- Material provided -

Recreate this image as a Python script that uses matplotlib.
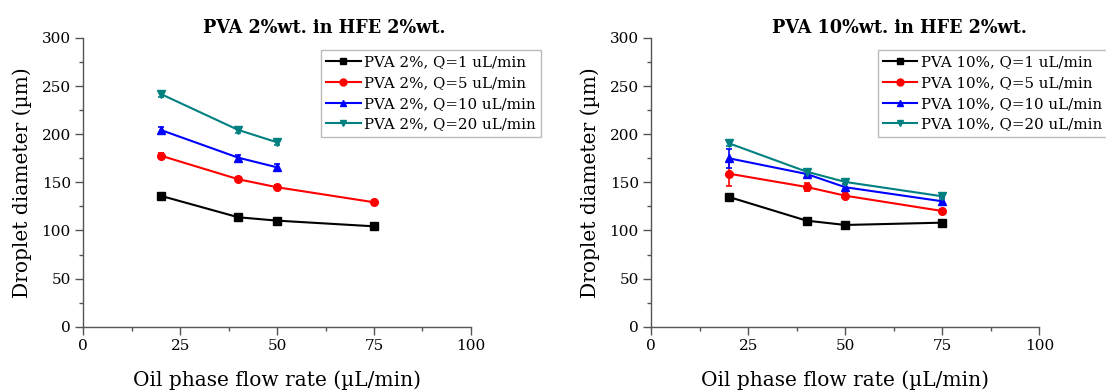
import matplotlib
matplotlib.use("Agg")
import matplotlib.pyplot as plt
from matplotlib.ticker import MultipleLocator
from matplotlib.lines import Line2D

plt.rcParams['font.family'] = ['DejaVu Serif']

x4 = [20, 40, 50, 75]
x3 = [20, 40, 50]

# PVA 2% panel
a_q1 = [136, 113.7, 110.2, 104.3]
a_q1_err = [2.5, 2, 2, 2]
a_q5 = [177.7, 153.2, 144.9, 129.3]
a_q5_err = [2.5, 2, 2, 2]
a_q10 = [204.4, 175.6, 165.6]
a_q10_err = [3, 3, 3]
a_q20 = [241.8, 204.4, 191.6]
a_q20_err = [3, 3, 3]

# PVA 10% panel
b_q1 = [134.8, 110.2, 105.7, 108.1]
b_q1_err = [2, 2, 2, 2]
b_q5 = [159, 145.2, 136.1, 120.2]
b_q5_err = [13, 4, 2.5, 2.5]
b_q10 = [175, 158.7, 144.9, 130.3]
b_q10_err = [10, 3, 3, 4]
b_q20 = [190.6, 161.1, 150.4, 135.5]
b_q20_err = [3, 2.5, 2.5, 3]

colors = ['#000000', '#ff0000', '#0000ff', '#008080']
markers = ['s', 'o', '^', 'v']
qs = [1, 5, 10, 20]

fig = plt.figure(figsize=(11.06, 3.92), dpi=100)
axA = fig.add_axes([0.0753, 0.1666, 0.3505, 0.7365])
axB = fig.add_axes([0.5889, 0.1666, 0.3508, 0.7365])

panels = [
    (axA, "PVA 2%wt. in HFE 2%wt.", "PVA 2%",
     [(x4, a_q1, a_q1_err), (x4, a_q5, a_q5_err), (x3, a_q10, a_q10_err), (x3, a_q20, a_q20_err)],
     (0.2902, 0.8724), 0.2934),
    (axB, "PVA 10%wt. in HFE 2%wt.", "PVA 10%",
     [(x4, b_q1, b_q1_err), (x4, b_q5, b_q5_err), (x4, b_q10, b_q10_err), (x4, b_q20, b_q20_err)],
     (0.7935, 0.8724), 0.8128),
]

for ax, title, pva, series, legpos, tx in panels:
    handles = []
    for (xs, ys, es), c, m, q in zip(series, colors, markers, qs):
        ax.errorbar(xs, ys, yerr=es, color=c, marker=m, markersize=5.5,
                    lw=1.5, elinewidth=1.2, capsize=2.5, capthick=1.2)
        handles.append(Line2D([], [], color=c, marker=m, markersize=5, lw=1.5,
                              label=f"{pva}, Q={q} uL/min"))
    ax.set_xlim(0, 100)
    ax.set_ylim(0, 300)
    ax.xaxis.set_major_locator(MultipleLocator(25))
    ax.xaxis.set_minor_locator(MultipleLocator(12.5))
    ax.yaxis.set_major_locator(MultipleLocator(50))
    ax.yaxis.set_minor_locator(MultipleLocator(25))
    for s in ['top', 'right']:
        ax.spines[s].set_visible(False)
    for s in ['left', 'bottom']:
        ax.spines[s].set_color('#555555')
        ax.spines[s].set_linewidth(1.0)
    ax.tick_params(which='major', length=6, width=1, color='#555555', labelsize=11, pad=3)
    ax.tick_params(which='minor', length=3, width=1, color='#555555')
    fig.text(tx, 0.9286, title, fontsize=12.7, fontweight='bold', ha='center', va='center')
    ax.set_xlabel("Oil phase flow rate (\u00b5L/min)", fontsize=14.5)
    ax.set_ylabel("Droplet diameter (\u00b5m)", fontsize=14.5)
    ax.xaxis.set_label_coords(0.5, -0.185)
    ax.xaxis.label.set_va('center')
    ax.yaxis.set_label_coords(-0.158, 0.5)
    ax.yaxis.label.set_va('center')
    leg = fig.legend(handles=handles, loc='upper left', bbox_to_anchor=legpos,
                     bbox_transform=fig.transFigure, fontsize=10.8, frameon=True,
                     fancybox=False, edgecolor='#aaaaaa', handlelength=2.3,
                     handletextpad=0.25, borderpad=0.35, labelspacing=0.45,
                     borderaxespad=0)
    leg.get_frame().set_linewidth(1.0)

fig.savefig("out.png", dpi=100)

- The request -
Copy the whole of the material above exactly, but not its images.

- Problem solution -
Recreate this image as a Python script that uses matplotlib.
import matplotlib
matplotlib.use("Agg")
import matplotlib.pyplot as plt
from matplotlib.ticker import MultipleLocator
from matplotlib.lines import Line2D

plt.rcParams['font.family'] = ['DejaVu Serif']

x4 = [20, 40, 50, 75]
x3 = [20, 40, 50]

# PVA 2% panel
a_q1 = [136, 113.7, 110.2, 104.3]
a_q1_err = [2.5, 2, 2, 2]
a_q5 = [177.7, 153.2, 144.9, 129.3]
a_q5_err = [2.5, 2, 2, 2]
a_q10 = [204.4, 175.6, 165.6]
a_q10_err = [3, 3, 3]
a_q20 = [241.8, 204.4, 191.6]
a_q20_err = [3, 3, 3]

# PVA 10% panel
b_q1 = [134.8, 110.2, 105.7, 108.1]
b_q1_err = [2, 2, 2, 2]
b_q5 = [159, 145.2, 136.1, 120.2]
b_q5_err = [13, 4, 2.5, 2.5]
b_q10 = [175, 158.7, 144.9, 130.3]
b_q10_err = [10, 3, 3, 4]
b_q20 = [190.6, 161.1, 150.4, 135.5]
b_q20_err = [3, 2.5, 2.5, 3]

colors = ['#000000', '#ff0000', '#0000ff', '#008080']
markers = ['s', 'o', '^', 'v']
qs = [1, 5, 10, 20]

fig = plt.figure(figsize=(11.06, 3.92), dpi=100)
axA = fig.add_axes([0.0753, 0.1666, 0.3505, 0.7365])
axB = fig.add_axes([0.5889, 0.1666, 0.3508, 0.7365])

panels = [
    (axA, "PVA 2%wt. in HFE 2%wt.", "PVA 2%",
     [(x4, a_q1, a_q1_err), (x4, a_q5, a_q5_err), (x3, a_q10, a_q10_err), (x3, a_q20, a_q20_err)],
     (0.2902, 0.8724), 0.2934),
    (axB, "PVA 10%wt. in HFE 2%wt.", "PVA 10%",
     [(x4, b_q1, b_q1_err), (x4, b_q5, b_q5_err), (x4, b_q10, b_q10_err), (x4, b_q20, b_q20_err)],
     (0.7935, 0.8724), 0.8128),
]

for ax, title, pva, series, legpos, tx in panels:
    handles = []
    for (xs, ys, es), c, m, q in zip(series, colors, markers, qs):
        ax.errorbar(xs, ys, yerr=es, color=c, marker=m, markersize=5.5,
                    lw=1.5, elinewidth=1.2, capsize=2.5, capthick=1.2)
        handles.append(Line2D([], [], color=c, marker=m, markersize=5, lw=1.5,
                              label=f"{pva}, Q={q} uL/min"))
    ax.set_xlim(0, 100)
    ax.set_ylim(0, 300)
    ax.xaxis.set_major_locator(MultipleLocator(25))
    ax.xaxis.set_minor_locator(MultipleLocator(12.5))
    ax.yaxis.set_major_locator(MultipleLocator(50))
    ax.yaxis.set_minor_locator(MultipleLocator(25))
    for s in ['top', 'right']:
        ax.spines[s].set_visible(False)
    for s in ['left', 'bottom']:
        ax.spines[s].set_color('#555555')
        ax.spines[s].set_linewidth(1.0)
    ax.tick_params(which='major', length=6, width=1, color='#555555', labelsize=11, pad=3)
    ax.tick_params(which='minor', length=3, width=1, color='#555555')
    fig.text(tx, 0.9286, title, fontsize=12.7, fontweight='bold', ha='center', va='center')
    ax.set_xlabel("Oil phase flow rate (\u00b5L/min)", fontsize=14.5)
    ax.set_ylabel("Droplet diameter (\u00b5m)", fontsize=14.5)
    ax.xaxis.set_label_coords(0.5, -0.185)
    ax.xaxis.label.set_va('center')
    ax.yaxis.set_label_coords(-0.158, 0.5)
    ax.yaxis.label.set_va('center')
    leg = fig.legend(handles=handles, loc='upper left', bbox_to_anchor=legpos,
                     bbox_transform=fig.transFigure, fontsize=10.8, frameon=True,
                     fancybox=False, edgecolor='#aaaaaa', handlelength=2.3,
                     handletextpad=0.25, borderpad=0.35, labelspacing=0.45,
                     borderaxespad=0)
    leg.get_frame().set_linewidth(1.0)

fig.savefig("out.png", dpi=100)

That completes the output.